[Plotting code records]
══════════
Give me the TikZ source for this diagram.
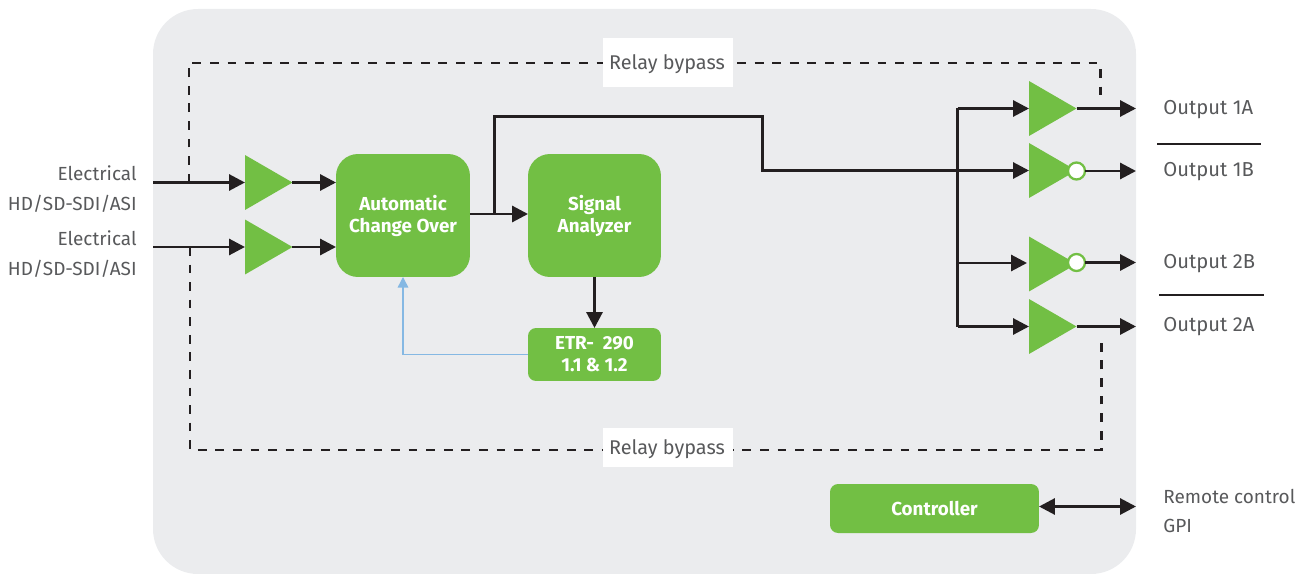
\documentclass[tikz,border=0pt]{standalone}
\usepackage{fontspec}
\setmainfont{Fira Sans}
\usetikzlibrary{arrows.meta,shapes.geometric}
\definecolor{panelgray}{HTML}{EBECEE}
\definecolor{boxgreen}{HTML}{72BF44}
\definecolor{wireblack}{HTML}{231F20}
\definecolor{textgray}{HTML}{58595B}
\definecolor{loopblue}{HTML}{85B8E3}
\tikzset{
  block/.style={fill=boxgreen,text=white,align=center,inner sep=0pt,outer sep=0pt,font=\fontsize{10.7}{12.5}\selectfont\bfseries},
  amp/.style={isosceles triangle,isosceles triangle apex angle=60,fill=boxgreen,inner sep=0pt,outer sep=0pt,minimum height=.95cm,minimum width=1.1cm,isosceles triangle stretches,anchor=lower side},
  bubble/.style={circle,draw=boxgreen,line width=1.3pt,fill=white,inner sep=0pt,outer sep=0pt,minimum size=.34cm},
  sig/.style={line width=1.7pt,color=wireblack,-{Triangle[length=9pt,width=9pt]}},
  wire/.style={line width=1.7pt,color=wireblack},
  bypass/.style={line width=1.7pt,color=wireblack,dash pattern=on 5pt off 5pt},
  lbl/.style={text=textgray,inner sep=0pt,font=\fontsize{10.8}{13}\selectfont},
  outlbl/.style={lbl,anchor=west,font=\fontsize{11.5}{13}\selectfont}
}
\begin{document}
\begin{tikzpicture}[x=.02cm,y=-.02cm]
\useasboundingbox (0,0) rectangle (1304,574);

%PANEL
  \fill[panelgray,rounded corners=.9cm] (153,9) rectangle (1136,574);

%BYPASS
  \coordinate (inA) at (153,182.5);
  \coordinate (inB) at (153,247);
  \coordinate (tapA) at (189,182.5);
  \coordinate (tapB) at (190,247);
  \coordinate (backA) at (1100,103);
  \coordinate (backB) at (1101,335);
  \draw[bypass] (tapA)--(189,63)--(1100,63)--(backA);
  \draw[bypass] (tapB)--(190,450)--(1101,450)--(backB);
  \fill[white] (603,38) rectangle (733,87);
  \fill[white] (603,428) rectangle (733,467);
  \node (relayA) at (667,64) [lbl,font=\fontsize{11.3}{13}\selectfont] {Relay bypass};
  \node (relayB) at (667,449) [lbl,font=\fontsize{11.3}{13}\selectfont] {Relay bypass};

%BLOCKS
  \node (change) at (403,215.5) [block,rounded corners=.44cm,minimum width=2.68cm,minimum height=2.46cm] {Automatic\\Change Over};
  \node (analyzer) at (594.5,215.5) [block,rounded corners=.44cm,minimum width=2.66cm,minimum height=2.46cm] {Signal\\Analyzer};
  \node (etr) at (594.5,354.5) [block,rounded corners=.16cm,minimum width=2.66cm,minimum height=1.06cm] {ETR-\ \ 290\\1.1 \& 1.2};
  \node (ctrl) at (934.5,508.5) [block,rounded corners=.16cm,minimum width=4.18cm,minimum height=.98cm] {Controller};

%AMPLIFIERS
  \node (ampA) at (245,182.5) [amp] {};
  \node (ampB) at (245,247) [amp] {};
  \node (outA) at (1029,108.5) [amp] {};
  \node (outB) at (1029,170.5) [amp] {};
  \node (outC) at (1029,264) [amp] {};
  \node (outD) at (1029,326.5) [amp] {};
  \node (notB) at (1076.5,171) [bubble] {};
  \node (notC) at (1076.5,262.5) [bubble] {};

%SIGNAL PATH
  \draw[sig] (inA)--(ampA.lower side);
  \draw[sig] (inB)--(ampB.lower side);
  \draw[sig] (ampA.apex)--(change.west |- ampA.apex);
  \draw[sig] (ampB.apex)--(change.west |- ampB.apex);
  \draw[sig] (change.east |- 0,214)--(analyzer.west |- 0,214);
  \draw[sig] (analyzer.south)--(etr.north);
  \draw[line width=.8pt,color=loopblue,-{Triangle[length=6pt,width=6pt]}] (etr.west)-|(change.south);
  \coordinate (split) at (494,214);
  \coordinate (busA) at (957.5,108.5);
  \coordinate (busB) at (957.5,170.5);
  \coordinate (busC) at (957.5,263);
  \coordinate (busD) at (957.5,326.5);
  \draw[wire] (split)--(494,116.5)--(762,116.5)--(762,170.5)--(busB);
  \draw[wire] (busA)--(busD);
  \draw[sig] (busA)--(outA.lower side);
  \draw[sig] (busB)--(outB.lower side);
  \draw[sig] (busC)--(1027,263);
  \draw[sig] (busD)--(outD.lower side);

%OUTPUTS
  \coordinate (endA) at (1136,108.5);
  \coordinate (endB) at (1136,171);
  \coordinate (endC) at (1136,262.5);
  \coordinate (endD) at (1136,326.5);
  \coordinate (endE) at (1136,506.5);
  \draw[sig] (outA.apex)--(endA);
  \draw[sig] (notB.east)--(endB);
  \draw[sig] (notC.east)--(endC);
  \draw[sig] (outD.apex)--(endD);
  \draw[wire,{Triangle[length=9pt,width=9pt]}-{Triangle[length=9pt,width=9pt]}] (ctrl.east |- 0,506.5)--(endE);

%LABELS
  \node (elecA) at (137,173.5) [lbl,anchor=east] {Electrical};
  \node (sdiA) at (137,203.5) [lbl,anchor=east] {HD/SD-SDI/ASI};
  \node (elecB) at (137,238.5) [lbl,anchor=east] {Electrical};
  \node (sdiB) at (137,268.5) [lbl,anchor=east] {HD/SD-SDI/ASI};
  \node (nameA) at (1163,109.5) [outlbl] {Output 1A};
  \node (nameB) at (1163,171.5) [outlbl] {Output 1B};
  \node (nameC) at (1163,263.5) [outlbl] {Output 2B};
  \node (nameD) at (1163,326.5) [outlbl] {Output 2A};
  \node (remote) at (1163,496) [lbl,anchor=west] {Remote control};
  \node (gpi) at (1163,526) [lbl,anchor=west] {GPI};
  \draw[wire] (1157,144)--(1261,144);
  \draw[wire] (1159,295)--(1264,295);
\end{tikzpicture}
\end{document}
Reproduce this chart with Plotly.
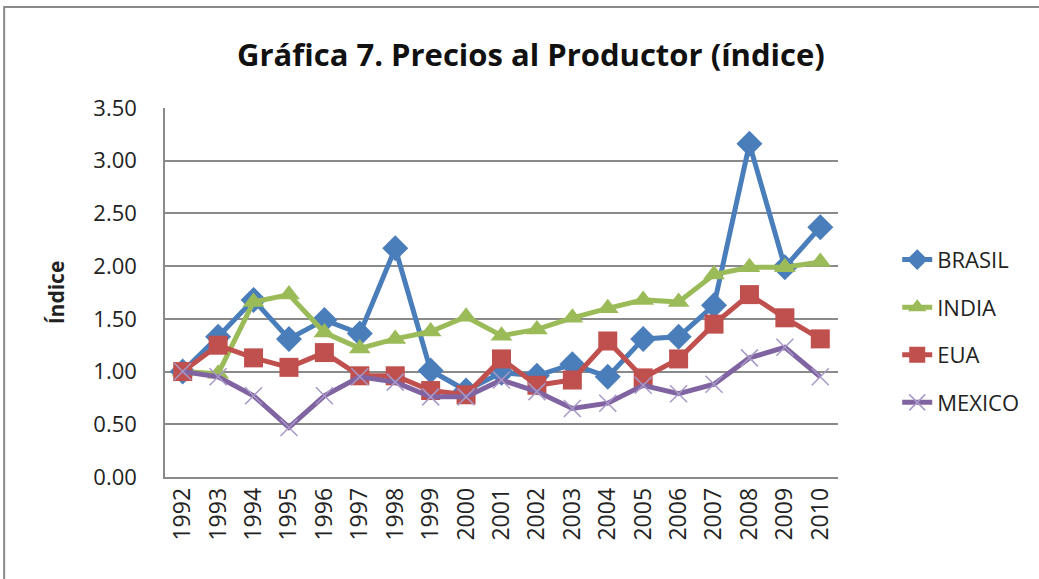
import plotly.graph_objects as go

years = [str(y) for y in range(1992, 2011)]
brasil = [1.00, 1.33, 1.68, 1.31, 1.49, 1.36, 2.17, 1.01, 0.82, 0.99, 0.96, 1.07, 0.95, 1.31, 1.33, 1.63, 3.16, 1.99, 2.37]
india = [1.00, 0.98, 1.66, 1.73, 1.37, 1.22, 1.31, 1.38, 1.52, 1.34, 1.40, 1.51, 1.60, 1.68, 1.66, 1.92, 1.99, 1.99, 2.04]
eua = [1.00, 1.25, 1.13, 1.04, 1.18, 0.96, 0.96, 0.82, 0.78, 1.12, 0.87, 0.92, 1.29, 0.94, 1.12, 1.45, 1.73, 1.51, 1.31]
mexico = [1.00, 0.95, 0.77, 0.47, 0.77, 0.95, 0.90, 0.76, 0.76, 0.92, 0.81, 0.65, 0.70, 0.87, 0.79, 0.88, 1.13, 1.23, 0.95]
y_ticks = [0, 0.5, 1.0, 1.5, 2.0, 2.5, 3.0, 3.5]

series = [
    ("BRASIL", brasil, "#4A7EBB", "diamond", 20, None),
    ("INDIA", india, "#9BBB59", "triangle-up", 19, None),
    ("EUA", eua, "#C0504D", "square", 19, None),
    ("MEXICO", mexico, "#8064A2", "x-thin", 17, "#A898C8"),
]

fig = go.Figure()
for i, (name, vals, color, sym, size, mline) in enumerate(series):
    marker = dict(symbol=sym, size=size, color=color)
    if mline:
        marker["line"] = dict(color=mline, width=1.5)
    fig.add_trace(go.Scatter(
        x=years, y=vals, name=name, mode="lines+markers",
        line=dict(color=color, width=5),
        marker=marker, legendgroup=name,
    ))

fig.update_layout(
    width=1039, height=579,
    margin=dict(l=165, r=201, t=108, b=102),
    paper_bgcolor="white", plot_bgcolor="white",
    font=dict(family="Open Sans", color="#222222", size=21),
    title=dict(text="<b>Gráfica 7. Precios al Productor (índice)</b>",
               x=0.511, xanchor="center", y=0.905, yanchor="middle",
               font=dict(size=31, color="#111111")),
    legend=dict(x=1.088, xanchor="left", y=0.395, yanchor="middle",
                tracegroupgap=16, font=dict(size=22),
                bgcolor="rgba(0,0,0,0)"),
    showlegend=True,
)
fig.update_xaxes(
    type="category", range=[-0.5, 18.5], tickangle=-90,
    showline=True, linecolor="#8A8A8A", linewidth=1.5,
    showgrid=False, tickfont=dict(size=23), ticks="",
)
fig.update_yaxes(
    range=[0, 3.5], tickvals=y_ticks, tickformat=".2f",
    showline=True, linecolor="#8A8A8A", linewidth=1.5,
    showgrid=True, gridcolor="#8A8A8A", gridwidth=1.5,
    zeroline=False, ticks="", ticklabelstandoff=22,
    tickfont=dict(size=22),
    title=dict(text="<b>Índice</b>", font=dict(size=21), standoff=23),
)
fig.add_shape(type="rect", xref="paper", yref="paper",
              x0=-0.239, x1=1.4, y0=-0.4, y1=1.274,
              line=dict(color="#8A8A8A", width=2), layer="below")

fig.write_html("out.html", config={"displayModeBar": False},
               post_script="document.body.style.margin='0';")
══════════
▶ _Exercise_:
Repeat exactly the stretch of lines that opens with the line containing "Reproduce this chart with Plotly." and closes with the line containing "import plotly.graph_objects as go". Leave the pictures out, and add nothing.

▶ _Solution to the exercise_:
Reproduce this chart with Plotly.
import plotly.graph_objects as go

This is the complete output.